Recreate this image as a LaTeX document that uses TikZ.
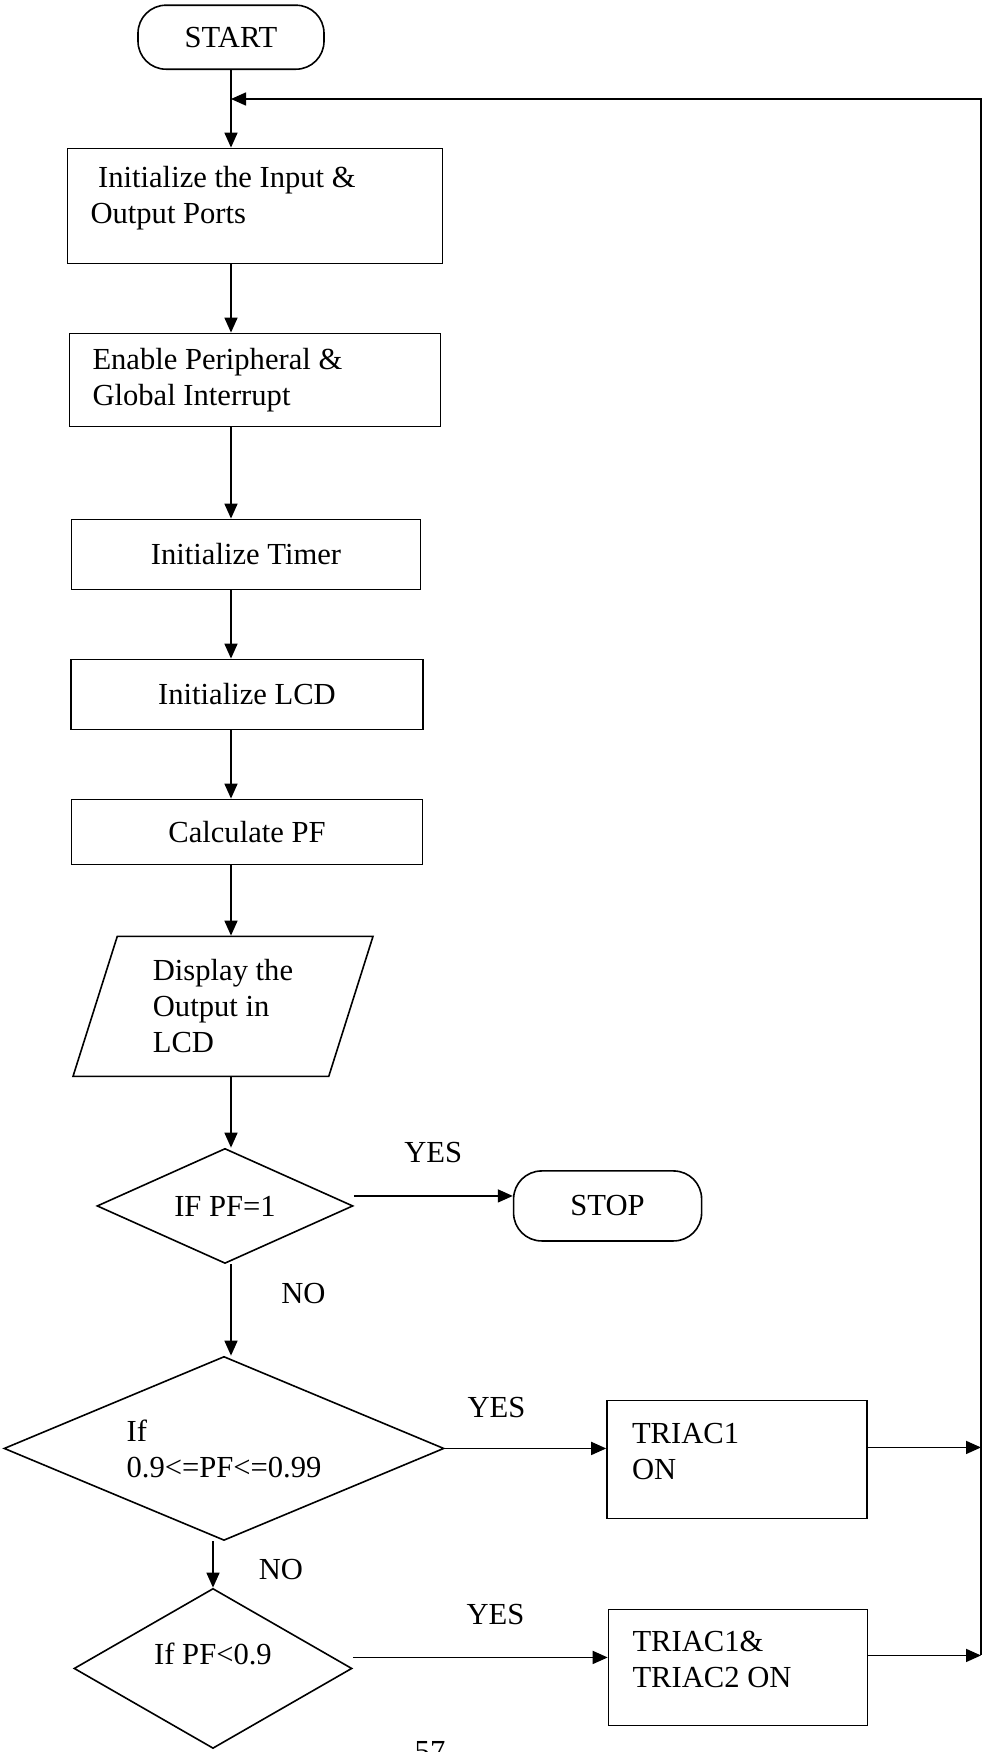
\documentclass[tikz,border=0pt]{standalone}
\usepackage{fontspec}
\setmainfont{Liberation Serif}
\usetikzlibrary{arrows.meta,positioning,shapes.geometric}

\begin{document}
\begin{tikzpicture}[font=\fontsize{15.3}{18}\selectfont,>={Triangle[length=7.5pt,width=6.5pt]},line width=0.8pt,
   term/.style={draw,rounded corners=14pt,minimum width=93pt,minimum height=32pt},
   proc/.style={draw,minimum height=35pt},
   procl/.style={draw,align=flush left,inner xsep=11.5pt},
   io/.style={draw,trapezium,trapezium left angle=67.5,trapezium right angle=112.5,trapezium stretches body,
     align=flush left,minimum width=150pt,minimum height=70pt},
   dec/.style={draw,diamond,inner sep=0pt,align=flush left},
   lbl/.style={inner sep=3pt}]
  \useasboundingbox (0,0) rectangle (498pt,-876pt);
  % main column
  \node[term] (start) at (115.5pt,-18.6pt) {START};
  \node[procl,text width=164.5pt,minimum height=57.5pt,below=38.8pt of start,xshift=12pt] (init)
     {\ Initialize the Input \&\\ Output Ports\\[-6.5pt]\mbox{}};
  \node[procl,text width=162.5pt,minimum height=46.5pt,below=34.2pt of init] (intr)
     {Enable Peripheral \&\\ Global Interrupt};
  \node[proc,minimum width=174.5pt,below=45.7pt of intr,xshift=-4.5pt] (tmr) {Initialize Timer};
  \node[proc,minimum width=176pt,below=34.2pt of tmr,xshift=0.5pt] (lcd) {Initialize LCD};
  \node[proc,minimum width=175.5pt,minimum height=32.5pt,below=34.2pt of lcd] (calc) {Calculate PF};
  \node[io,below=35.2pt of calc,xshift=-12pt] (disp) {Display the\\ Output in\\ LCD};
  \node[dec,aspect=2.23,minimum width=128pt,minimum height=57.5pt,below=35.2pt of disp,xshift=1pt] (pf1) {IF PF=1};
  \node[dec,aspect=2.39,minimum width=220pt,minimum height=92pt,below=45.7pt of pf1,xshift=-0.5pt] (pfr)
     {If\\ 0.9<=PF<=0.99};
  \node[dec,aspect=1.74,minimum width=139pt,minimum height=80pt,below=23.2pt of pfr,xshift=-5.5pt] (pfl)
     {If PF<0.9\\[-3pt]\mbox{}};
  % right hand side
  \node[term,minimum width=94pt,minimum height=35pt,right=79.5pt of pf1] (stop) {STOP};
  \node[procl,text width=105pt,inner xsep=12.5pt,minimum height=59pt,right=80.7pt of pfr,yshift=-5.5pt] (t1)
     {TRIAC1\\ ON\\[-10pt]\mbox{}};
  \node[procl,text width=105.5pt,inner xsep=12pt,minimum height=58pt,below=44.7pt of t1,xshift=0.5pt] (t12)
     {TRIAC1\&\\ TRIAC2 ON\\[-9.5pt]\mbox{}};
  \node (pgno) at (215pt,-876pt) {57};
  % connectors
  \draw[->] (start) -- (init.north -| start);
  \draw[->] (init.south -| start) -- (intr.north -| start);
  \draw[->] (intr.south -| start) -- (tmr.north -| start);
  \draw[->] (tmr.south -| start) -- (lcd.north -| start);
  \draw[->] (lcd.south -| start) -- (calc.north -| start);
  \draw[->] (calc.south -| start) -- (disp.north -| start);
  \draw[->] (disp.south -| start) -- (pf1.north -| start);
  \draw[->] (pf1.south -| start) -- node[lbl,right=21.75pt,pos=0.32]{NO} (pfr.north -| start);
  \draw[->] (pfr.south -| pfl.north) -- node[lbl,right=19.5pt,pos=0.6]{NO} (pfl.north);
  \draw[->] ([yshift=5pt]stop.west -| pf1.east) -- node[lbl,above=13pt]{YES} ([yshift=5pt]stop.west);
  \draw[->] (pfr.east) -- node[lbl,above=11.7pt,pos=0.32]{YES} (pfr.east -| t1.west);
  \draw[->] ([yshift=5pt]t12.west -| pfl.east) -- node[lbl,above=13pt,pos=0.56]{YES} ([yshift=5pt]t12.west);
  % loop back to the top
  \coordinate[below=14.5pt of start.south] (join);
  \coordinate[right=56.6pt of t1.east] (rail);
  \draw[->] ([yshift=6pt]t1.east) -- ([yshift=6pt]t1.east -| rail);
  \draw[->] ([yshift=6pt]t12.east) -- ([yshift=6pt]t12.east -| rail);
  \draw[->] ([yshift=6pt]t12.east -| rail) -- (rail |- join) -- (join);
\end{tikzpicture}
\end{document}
____
**Work to complete**
Keep the pictures out of the copy and return the rest of the data above exactly.

**Written solution**
Recreate this image as a LaTeX document that uses TikZ.
\documentclass[tikz,border=0pt]{standalone}
\usepackage{fontspec}
\setmainfont{Liberation Serif}
\usetikzlibrary{arrows.meta,positioning,shapes.geometric}

\begin{document}
\begin{tikzpicture}[font=\fontsize{15.3}{18}\selectfont,>={Triangle[length=7.5pt,width=6.5pt]},line width=0.8pt,
   term/.style={draw,rounded corners=14pt,minimum width=93pt,minimum height=32pt},
   proc/.style={draw,minimum height=35pt},
   procl/.style={draw,align=flush left,inner xsep=11.5pt},
   io/.style={draw,trapezium,trapezium left angle=67.5,trapezium right angle=112.5,trapezium stretches body,
     align=flush left,minimum width=150pt,minimum height=70pt},
   dec/.style={draw,diamond,inner sep=0pt,align=flush left},
   lbl/.style={inner sep=3pt}]
  \useasboundingbox (0,0) rectangle (498pt,-876pt);
  % main column
  \node[term] (start) at (115.5pt,-18.6pt) {START};
  \node[procl,text width=164.5pt,minimum height=57.5pt,below=38.8pt of start,xshift=12pt] (init)
     {\ Initialize the Input \&\\ Output Ports\\[-6.5pt]\mbox{}};
  \node[procl,text width=162.5pt,minimum height=46.5pt,below=34.2pt of init] (intr)
     {Enable Peripheral \&\\ Global Interrupt};
  \node[proc,minimum width=174.5pt,below=45.7pt of intr,xshift=-4.5pt] (tmr) {Initialize Timer};
  \node[proc,minimum width=176pt,below=34.2pt of tmr,xshift=0.5pt] (lcd) {Initialize LCD};
  \node[proc,minimum width=175.5pt,minimum height=32.5pt,below=34.2pt of lcd] (calc) {Calculate PF};
  \node[io,below=35.2pt of calc,xshift=-12pt] (disp) {Display the\\ Output in\\ LCD};
  \node[dec,aspect=2.23,minimum width=128pt,minimum height=57.5pt,below=35.2pt of disp,xshift=1pt] (pf1) {IF PF=1};
  \node[dec,aspect=2.39,minimum width=220pt,minimum height=92pt,below=45.7pt of pf1,xshift=-0.5pt] (pfr)
     {If\\ 0.9<=PF<=0.99};
  \node[dec,aspect=1.74,minimum width=139pt,minimum height=80pt,below=23.2pt of pfr,xshift=-5.5pt] (pfl)
     {If PF<0.9\\[-3pt]\mbox{}};
  % right hand side
  \node[term,minimum width=94pt,minimum height=35pt,right=79.5pt of pf1] (stop) {STOP};
  \node[procl,text width=105pt,inner xsep=12.5pt,minimum height=59pt,right=80.7pt of pfr,yshift=-5.5pt] (t1)
     {TRIAC1\\ ON\\[-10pt]\mbox{}};
  \node[procl,text width=105.5pt,inner xsep=12pt,minimum height=58pt,below=44.7pt of t1,xshift=0.5pt] (t12)
     {TRIAC1\&\\ TRIAC2 ON\\[-9.5pt]\mbox{}};
  \node (pgno) at (215pt,-876pt) {57};
  % connectors
  \draw[->] (start) -- (init.north -| start);
  \draw[->] (init.south -| start) -- (intr.north -| start);
  \draw[->] (intr.south -| start) -- (tmr.north -| start);
  \draw[->] (tmr.south -| start) -- (lcd.north -| start);
  \draw[->] (lcd.south -| start) -- (calc.north -| start);
  \draw[->] (calc.south -| start) -- (disp.north -| start);
  \draw[->] (disp.south -| start) -- (pf1.north -| start);
  \draw[->] (pf1.south -| start) -- node[lbl,right=21.75pt,pos=0.32]{NO} (pfr.north -| start);
  \draw[->] (pfr.south -| pfl.north) -- node[lbl,right=19.5pt,pos=0.6]{NO} (pfl.north);
  \draw[->] ([yshift=5pt]stop.west -| pf1.east) -- node[lbl,above=13pt]{YES} ([yshift=5pt]stop.west);
  \draw[->] (pfr.east) -- node[lbl,above=11.7pt,pos=0.32]{YES} (pfr.east -| t1.west);
  \draw[->] ([yshift=5pt]t12.west -| pfl.east) -- node[lbl,above=13pt,pos=0.56]{YES} ([yshift=5pt]t12.west);
  % loop back to the top
  \coordinate[below=14.5pt of start.south] (join);
  \coordinate[right=56.6pt of t1.east] (rail);
  \draw[->] ([yshift=6pt]t1.east) -- ([yshift=6pt]t1.east -| rail);
  \draw[->] ([yshift=6pt]t12.east) -- ([yshift=6pt]t12.east -| rail);
  \draw[->] ([yshift=6pt]t12.east -| rail) -- (rail |- join) -- (join);
\end{tikzpicture}
\end{document}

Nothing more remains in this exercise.